Super bloom right here in Downey

All photos by Lorine Parks

You don’t have to rush to the desert this week to see the wild flowers in bloom.

Look around Downey and discover California’s gold, as Huell Howser would say. On Stewart and Gray, just one step east of Paramount on the north side, just beside ABC Donuts, look for a bed of California poppies. They overflow their ground-level planter and we probably have Pacific Burger to thank for such lush landscaping.

We here had an abundance of rain too, and these desert specialties are popping up in gardens and vacant lots everywhere.

If you pull back, you’ll see the traffic flowing through the intersection, but if you look deep you can immerse yourself in a thick field of gold. Tip: go when the sun is out because these shy beauties close up tight when the clouds rule the sky. Truly a plant of the sun, they open and close response to its radiance or absence of it.
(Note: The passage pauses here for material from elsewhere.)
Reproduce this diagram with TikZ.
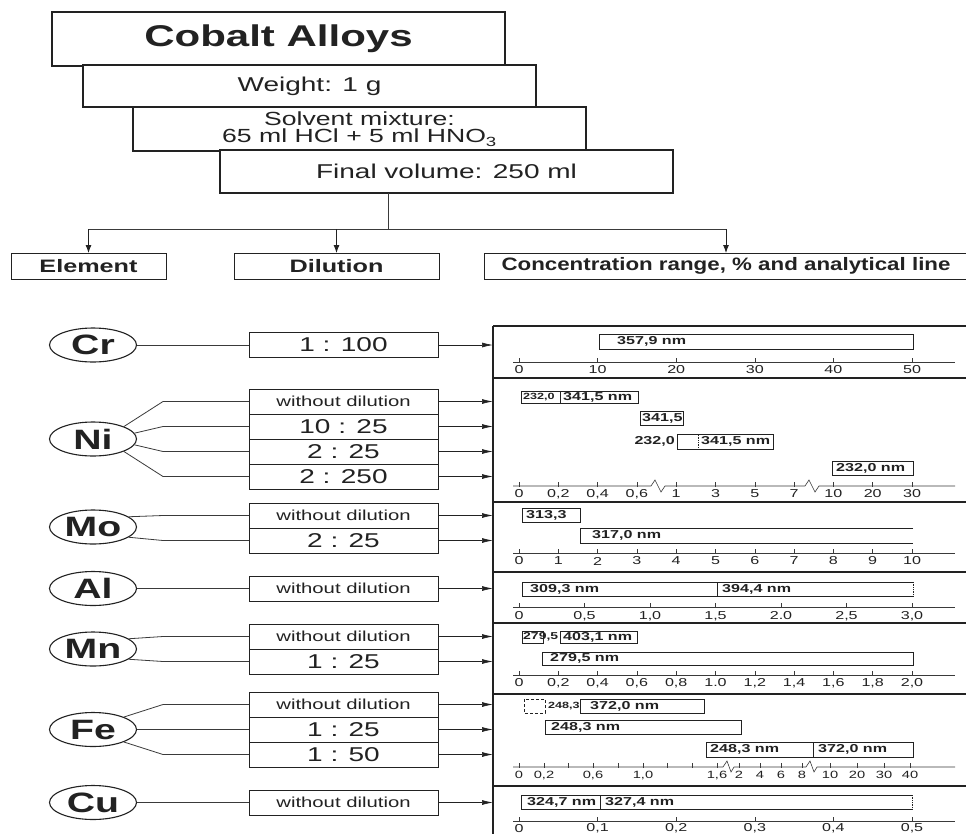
\documentclass[tikz,border=0pt]{standalone}
\usepackage{fontspec}
\setmainfont{Liberation Sans}[FakeStretch=1.4]
\newfontfamily\narrowfont{Liberation Sans}[FakeStretch=1.24]
\usepackage{tikz}
\usetikzlibrary{arrows.meta,positioning,shapes.geometric}
\definecolor{AlloyInk}{HTML}{222222}
\definecolor{AlloyLine}{HTML}{3A3A3A}
\tikzset{
  >=Latex,
  stepbox/.style={draw=AlloyInk,line width=1.1pt,fill=white,minimum width=453pt,
    anchor=north west,inner sep=0pt,outer sep=0pt,align=center,text=AlloyInk},
  headbox/.style={draw=AlloyInk,line width=1pt,minimum height=26pt,inner sep=0pt,
    outer sep=0pt,anchor=north west,text=AlloyInk,font=\fontsize{18}{20}\selectfont\bfseries},
  elembox/.style={ellipse,draw=AlloyInk,line width=1.1pt,minimum width=87pt,
    minimum height=34pt,inner sep=0pt,text=AlloyInk,font=\fontsize{28}{30}\selectfont\bfseries},
  dilbox/.style={draw=AlloyInk,line width=1pt,minimum width=189pt,minimum height=25pt,
    inner sep=0pt,outer sep=0pt,text=AlloyInk,font=\fontsize{20}{22}\selectfont},
  wdbox/.style={dilbox,font=\fontsize{14.5}{16}\selectfont},
  feed/.style={draw=AlloyLine,line width=0.8pt},
  flow/.style={-{Latex[length=8pt,width=6pt]},line width=0.9pt,draw=AlloyInk},
  toscale/.style={-{Latex[length=11pt,width=5pt]},line width=0.7pt,draw=AlloyInk},
  frame/.style={draw=AlloyInk,line width=1.1pt},
  axisline/.style={draw=AlloyLine,line width=0.6pt},
  ticklbl/.style={inner sep=0pt,text=AlloyInk,font=\fontsize{11.5}{12}\selectfont},
  bar/.style={draw=AlloyInk,line width=0.7pt},
  barlbl/.style={anchor=west,inner sep=0pt,text=AlloyInk,font=\fontsize{11.5}{12}\selectfont\bfseries},
  smalllbl/.style={barlbl,font=\fontsize{9}{10}\selectfont\bfseries}
}

\begin{document}
\begin{tikzpicture}[x=1pt,y=-1pt]
  \useasboundingbox[fill=white] (0,0) rectangle (966,833);

  % sample preparation
  \node[stepbox,minimum height=54pt,font=\fontsize{30}{32}\selectfont\bfseries] (alloys) at (52,12) {Cobalt Alloys};
  \node[stepbox,minimum height=42pt,font=\fontsize{20}{22}\selectfont] (weight) at (83,65) {Weight: 1 g};
  \node[stepbox,minimum height=44pt,font=\fontsize{19}{17.5}\selectfont] (solvent) at (133,107) {Solvent mixture:\\65 ml HCl + 5 ml HNO\textsubscript{3}};
  \node[stepbox,minimum height=43pt,font=\fontsize{20}{22}\selectfont] (finalvol) at (220,150) {Final volume: 250 ml};

  \node[headbox,minimum width=155pt] (elemhead) at (11,253) {Element};
  \node[headbox,minimum width=205pt] (dilhead) at (234,253) {Dilution};
  \node[headbox,minimum width=484pt,font=\narrowfont\bfseries\fontsize{18}{20}\selectfont] (conchead) at (484,253) {Concentration range, \% and analytical line};

  \coordinate (split) at (388,229);
  \draw[feed] (finalvol.south -| split) -- (split);
  \draw[feed] (elemhead.north |- split) -- (conchead.north |- split);
  \foreach \h in {elemhead,dilhead,conchead}
    \draw[flow] (\h.north |- split) -- (\h.north);

  % elements and dilutions
  \node[elembox] (cr) at (93,345) {Cr};
  \node[dilbox] (crdil) at (343.5,345) {1 : 100};

  \node[elembox] (ni) at (93,439) {Ni};
  \node[wdbox] (ni1) at (343.5,401.5) {without dilution};
  \node[dilbox,below=0pt of ni1] (ni2) {10 : 25};
  \node[dilbox,below=0pt of ni2] (ni3) {2 : 25};
  \node[dilbox,below=0pt of ni3] (ni4) {2 : 250};

  \node[elembox] (mo) at (93,527) {Mo};
  \node[wdbox] (mo1) at (343.5,515.5) {without dilution};
  \node[dilbox,below=0pt of mo1] (mo2) {2 : 25};

  \node[elembox] (al) at (93,588.5) {Al};
  \node[wdbox] (al1) at (343.5,588.5) {without dilution};

  \node[elembox] (mn) at (93,649) {Mn};
  \node[wdbox] (mn1) at (343.5,636.5) {without dilution};
  \node[dilbox,below=0pt of mn1] (mn2) {1 : 25};

  \node[elembox] (fe) at (93,729.5) {Fe};
  \node[wdbox] (fe1) at (343.5,704.5) {without dilution};
  \node[dilbox,below=0pt of fe1] (fe2) {1 : 25};
  \node[dilbox,below=0pt of fe2] (fe3) {1 : 50};

  \node[elembox] (cu) at (93,802.5) {Cu};
  \node[wdbox] (cu1) at (343.5,802.5) {without dilution};

  \draw[feed] (cr) -- (crdil);
  \draw[feed] (al) -- (al1);
  \draw[feed] (cu) -- (cu1);
  \draw[feed] (fe) -- (fe2);
  \foreach \e/\b/\a in {ni/ni1/22,ni/ni2/8,ni/ni3/-8,ni/ni4/-22,mo/mo1/16,mo/mo2/-16,
                        mn/mn1/16,mn/mn2/-16,fe/fe1/22,fe/fe3/-22}
    \draw[feed] (\e.\a) -- ([xshift=-86pt]\b.west) -- (\b.west);

  % ranges
  \coordinate (pl) at (493,326);
  \draw[frame] (pl) -- (493,840);
  \foreach \y in {326,378,502,572,623,694,786}
    \draw[frame] (493,\y) -- (970,\y);
  \foreach \b in {crdil,ni1,ni2,ni3,ni4,mo1,mo2,al1,mn1,mn2,fe1,fe2,fe3,cu1}
    \draw[toscale] (\b.east) -- (\b.east -| pl);

  % Cr
  \draw[axisline] (513,362) -- (955,362);
  \foreach \x/\l [count=\i] in {519/0,597.6/10,676.2/20,754.8/30,833.4/40,912/50}{
    \draw[axisline] (\x,358) -- (\x,363);
    \node[ticklbl] (crt\i) at (\x,370) {\l};
  }
  \draw[bar] (599,334) rectangle (913,349);
  \node[barlbl] (crb) at (617,341.5) {357,9 nm};

  % Ni
  \draw[axisline] (513,486) -- (651,486) -- (655,480) -- (661,492) -- (665,486) -- (805,486)
    -- (809,480) -- (815,492) -- (819,486) -- (955,486);
  \foreach \x/\l [count=\i] in {519/0,558.3/{0,2},597.6/{0,4},636.9/{0,6},676.2/1,715.5/3,
                                754.8/5,794.1/7,833.4/10,872.7/20,912/30}{
    \draw[axisline] (\x,482) -- (\x,487);
    \node[ticklbl] (nit\i) at (\x,494) {\l};
  }
  \draw[bar] (521,391) rectangle (560,403) (560,391) rectangle (638,403);
  \node[smalllbl] (nib1) at (523,397) {232,0};
  \node[barlbl] (nib2) at (563,397) {341,5 nm};
  \draw[bar] (640,411) rectangle (683,425);
  \node[barlbl] (nib3) at (642,418) {341,5};
  \draw[bar] (677,434) rectangle (773,449);
  \draw[bar,densely dotted] (698,435) -- (698,448);
  \node[barlbl,anchor=east] (nib4) at (675,441.5) {232,0};
  \node[barlbl] (nib5) at (701,441.5) {341,5 nm};
  \draw[bar] (832,461) rectangle (913,475);
  \node[barlbl] (nib6) at (836,468) {232,0 nm};

  % Mo
  \draw[axisline] (513,553) -- (955,553);
  \foreach \x/\l [count=\i] in {519/0,558.3/1,597.6/2,636.9/3,676.2/4,715.5/5,754.8/6,
                                794.1/7,833.4/8,872.7/9,912/10}{
    \draw[axisline] (\x,549) -- (\x,554);
    \node[ticklbl] (mot\i) at (\x,561) {\l};
  }
  \draw[bar] (522,508) rectangle (580,522);
  \node[barlbl] (mob1) at (526,515) {313,3};
  \draw[bar] (913,528) -- (580,528) -- (580,543) -- (913,543);
  \node[barlbl] (mob2) at (592,535.5) {317,0 nm};

  % Al
  \draw[axisline] (513,607) -- (955,607);
  \foreach \x/\l [count=\i] in {519/0,584.5/{0,5},650/{1,0},715.5/{1,5},781/2.0,846.5/{2,5},912/{3,0}}{
    \draw[axisline] (\x,603) -- (\x,608);
    \node[ticklbl] (alt\i) at (\x,616) {\l};
  }
  \draw[bar] (913,582) -- (522,582) -- (522,596) -- (913,596) (717,582) -- (717,596);
  \draw[bar,densely dotted] (913,582) -- (913,596);
  \node[barlbl] (alb1) at (530,589) {309,3 nm};
  \node[barlbl] (alb2) at (722,589) {394,4 nm};

  % Mn
  \draw[axisline] (513,675) -- (955,675);
  \foreach \x/\l [count=\i] in {519/0,558.3/{0,2},597.6/{0,4},636.9/{0,6},676.2/{0,8},715.5/1.0,
                                754.8/{1,2},794.1/{1,4},833.4/{1,6},872.7/{1,8},912/{2,0}}{
    \draw[axisline] (\x,671) -- (\x,676);
    \node[ticklbl] (mnt\i) at (\x,683) {\l};
  }
  \draw[bar] (522,631) rectangle (543,643) (560,631) rectangle (637,643);
  \node[barlbl,font=\fontsize{10}{11}\selectfont\bfseries] (mnb1) at (523,637) {279,5};
  \node[barlbl] (mnb2) at (563,637) {403,1 nm};
  \draw[bar] (542,652) rectangle (913,665);
  \node[barlbl] (mnb3) at (550,658.5) {279,5 nm};

  % Fe
  \draw[axisline] (513,767) -- (723,767) -- (727,761) -- (731,772) -- (734,767) -- (806,767)
    -- (810,761) -- (814,772) -- (817,767) -- (955,767);
  \foreach \x in {519,544,568,593,618,643,667,692,717,739,760,781,802,830,857,884,910}
    \draw[axisline] (\x,763) -- (\x,768);
  \foreach \x/\l [count=\i] in {519/0,544/{0,2},593/{0,6},643/{1,0},717/{1,6},739/2,760/4,
                                781/6,802/8,830/10,857/20,884/30,910/40}
    \node[ticklbl,font=\fontsize{10.5}{11}\selectfont] (fet\i) at (\x,775) {\l};
  \draw[bar,densely dashed] (524,699) rectangle (545,713);
  \node[smalllbl] (feb1) at (548,706) {248,3};
  \draw[bar] (580,699) rectangle (704,713);
  \node[barlbl] (feb2) at (590,706) {372,0 nm};
  \draw[bar] (545,720) rectangle (741,734);
  \node[barlbl] (feb3) at (551,727) {248,3 nm};
  \draw[bar] (706,742) rectangle (813,757) (813,742) rectangle (913,757);
  \node[barlbl] (feb4) at (710,749.5) {248,3 nm};
  \node[barlbl] (feb5) at (818,749.5) {372,0 nm};

  % Cu
  \draw[axisline] (513,821) -- (955,821);
  \foreach \x/\l [count=\i] in {519/0,597.6/{0,1},676.2/{0,2},754.8/{0,3},833.4/{0,4},912/{0,5}}{
    \draw[axisline] (\x,817) -- (\x,822);
    \node[ticklbl] (cut\i) at (\x,828.5) {\l};
  }
  \draw[bar] (912,795) -- (521,795) -- (521,809) -- (912,809) (600,795) -- (600,809);
  \draw[bar,densely dotted] (912,795) -- (912,809);
  \node[barlbl] (cub1) at (527,802) {324,7 nm};
  \node[barlbl] (cub2) at (605,802) {327,4 nm};
\end{tikzpicture}
\end{document}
Another desert beauty and her well-cared for sisters are flourishing right now in the sandy soil in front of the Downey Chamber of Commerce. This shrub-like succulent is sometimes known as sticks of fire and its coral-colored branches attract insects in season.

Drive across Fourth Place between Rives and Wiley Burke for more beds of this color. There are nice specimens of flowering yucca with stems of crimson umbrels on the south side of Florence Avenue in front of the U S Bank branch, which used to be Downey Saving and Loan.

Home gardeners who want to have these exotics can get them at local nurseries. But after a rainy winter like we’ve had, some of these bloom are popping up for free. These are just a sample of what Downey has to offer right now..

On the northwest corner where Haro Avenue meets Stewart and Gray Road, a thick double-trunked Joshua Tree stands, defying the rule that these yucca giants only grow in the high desert above Palm Springs.

On another day you might take a New England spring garden tour in Downey, complete with gray shingled siding and a pink Chinese magnolia thriving next to clump of silver birches, and red tulips planted with blue hyacinths’ curly petals for their deep color and fragrance. But this week, with imagination as your road map, you can take in the glories of the California desert in spectacular bloom right here in Downey.